Monthly Archives: November 2011

Opening the Vaults

Today I have decided to begin offering free PDFs of all the maps that I sell prints of.

There’s a fine line that a lot of people walk when putting their art online. You want people to be able to see (or hear) your work, but you also want to maintain some control over your intellectual property so that people don’t go passing it off as their own or profiting from it while you see nothing. And, if you’re selling something, why would people pay you for it if they can get it free? But, then again, people are less likely to buy when you only share a sample of your work — they can’t be wholly sure of what they’re getting until they’ve handed over their money. And so the arguments go back and forth.

Setting aside my fears, and feeling filled with a bit of faith in humanity, I have decided to embrace openness in the belief that the positive will outweigh the negative, that most people will not harm me, and they will be offset by those who will be kind to me. I have seen it work for others (though, it should be noted, that success stories tend to circulate; artists who are harmed by this model probably don’t get a lot of press).

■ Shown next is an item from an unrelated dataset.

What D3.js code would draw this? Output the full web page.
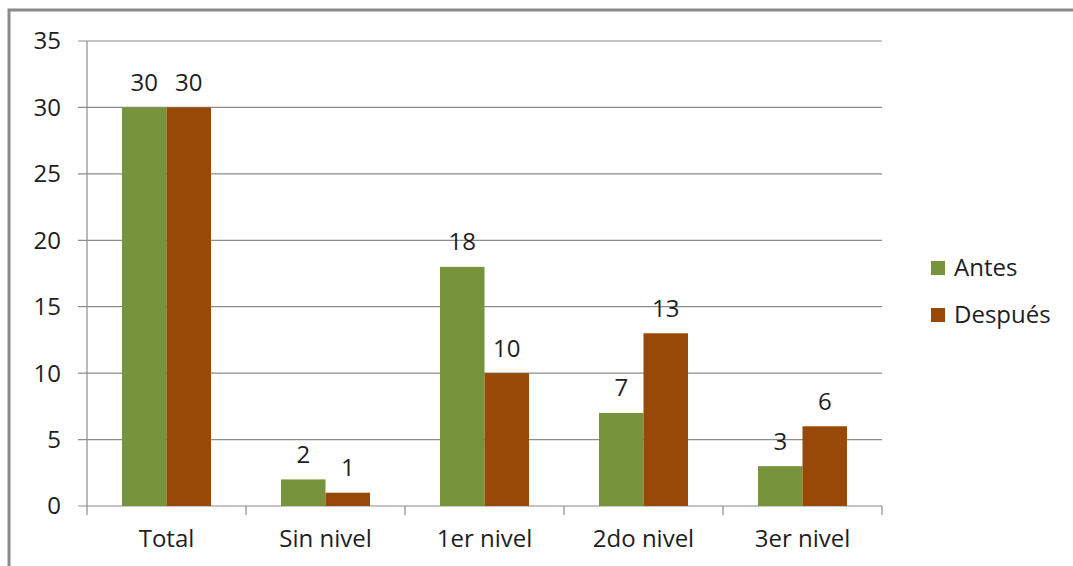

If you click the link near the top of the page that says “Storefront,” you can see a PDF of any of the works that I’m selling at any level of detail you want. If you want to download the PDF and pay nothing, so be it. If you wish, though, you can also voluntarily donate to me via PayPal based on what you think my work is worth (and what you can afford). So, if you’d like to just print the map yourself and pay me directly, rather than ordering through Zazzle, now this is easy to do. Or if you’d like to print the map off and pay me nothing, that’s fine, too.

I also dreamed once of my river maps having some sort of educational use, so putting them out there free may encourage that far-off dream, as well.

I admittedly have little to lose from this — I rarely sell prints, and I am making these for my own satisfaction first and foremost. I’m slowly generating an atlas, and while I may offer copies of it to interested purchasers, I’m mostly doing it because I want to be able to hold a book of maps in my hand and know that I made them all.

But I’m also doing this because I’m secretly an idealist (with all the inherent irrationality), and I find the notion of a world in which people pay what they want for art to be attractive. Others have gone down this path, and I thought it was time I tried it, as well.

Edit: Now with extra licensing! As per Marty’s suggestion below, I have marked the download links with a Creative Commons license, specifically the Creative Commons Attribution-NonCommercial-ShareAlike 3.0 Unported License.